A few meters from me two gardeners where trimming a 10 m long hedge. It was a small hedge about 1,2 m high and 40 cm wide. When I started watching them they had cut about 1,5 m on one of the sides and where both gathering the cut leaves and branches that had piled up under the hedge. One of them was gathering leaves and the other one was sweeping up behind him. What struck me was that everything seemed to be done in slow motion. The man picking up leaves and branches took them branch by branch. Sometimes he paused to put the trimmer on the other side of the hedge just to take it back to the same side again a few minutes later, seemingly pointless.
The build up
After a while another gardener came and joined them. The three of them looked really busy but after 15 minutes no more than 1,5 m of one of the hedges sides were cut and there was still a lot of branches on the ground. Then another gardener joined them and started picking leaves with his hands where the other three had already been picking and swiping. Now, you might think that this low activity was due to the heat but let me clear that up at once. It was the last week of October, of season, 26 °C (roughly 79 °F) in the air and not that sunny. So, no.
The four gardeners were all working in slow motion, basically doing nothing, when another worker came by.

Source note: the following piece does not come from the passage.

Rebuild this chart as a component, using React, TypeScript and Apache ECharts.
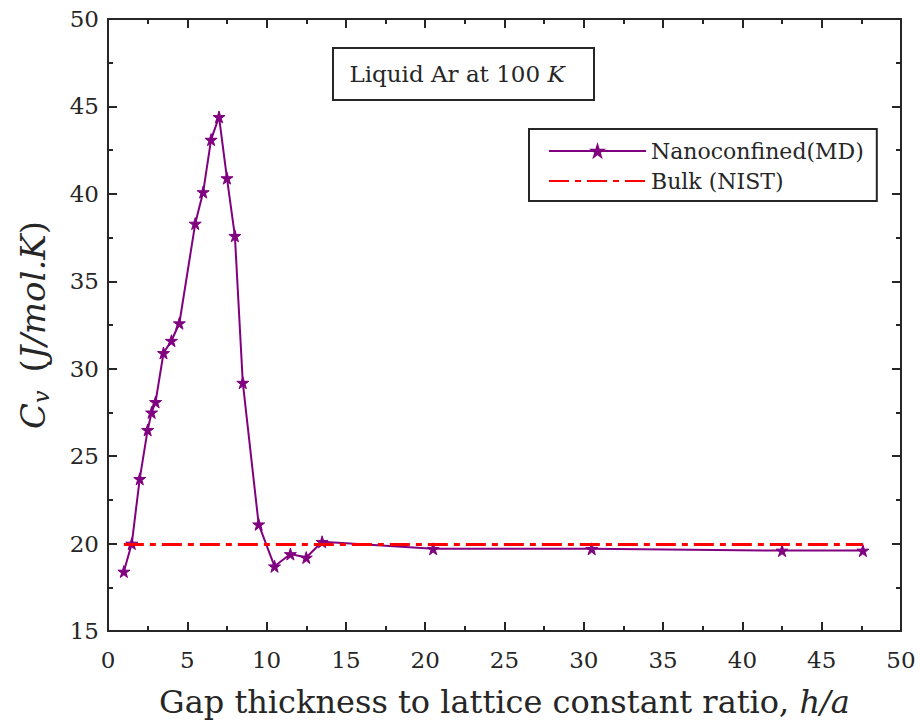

He was obviously in charge of sweeping the paved walks around the hotel area. He stopped, started sweeping some leaves that had blown onto the paved walks. After a while he took out 5 bottles of water and offered four to the other workers and they all sat down to have a well deserved break. Now, about 30 minutes later another 0,5 m of the hedge was cut. This break went on for about 10-15 minutes. After that they started working in slow motion again.
When everything was done it had taken 4 men 2 hours to trim a 10 m long hedge. There were branches and leaves all over the place and the hedge didn’t look that nice.
I have a similar hedge, but a bit bigger, at home so I started thinking about how long it usually takes me to trim and clean up. I estimated it to take me 20-30 minutes when I do it alone and 10 minutes when someone helps me clean up. And then my hedge looks spotless, even though I’m not a gardener.
This whole incident got me thinking about the times when I have outsourced work to cheap locations or contractors. The effect is very often that it takes 2-4 times longer and the quality is 80-50% of in house work. I’m not saying that this is a rule but it’s definitely something to consider when you are outsourcing. It might be a good idea to use a local consultant for critical work or even considering to hire a person. The quality of the outcome is almost linear to the control you have over the resource.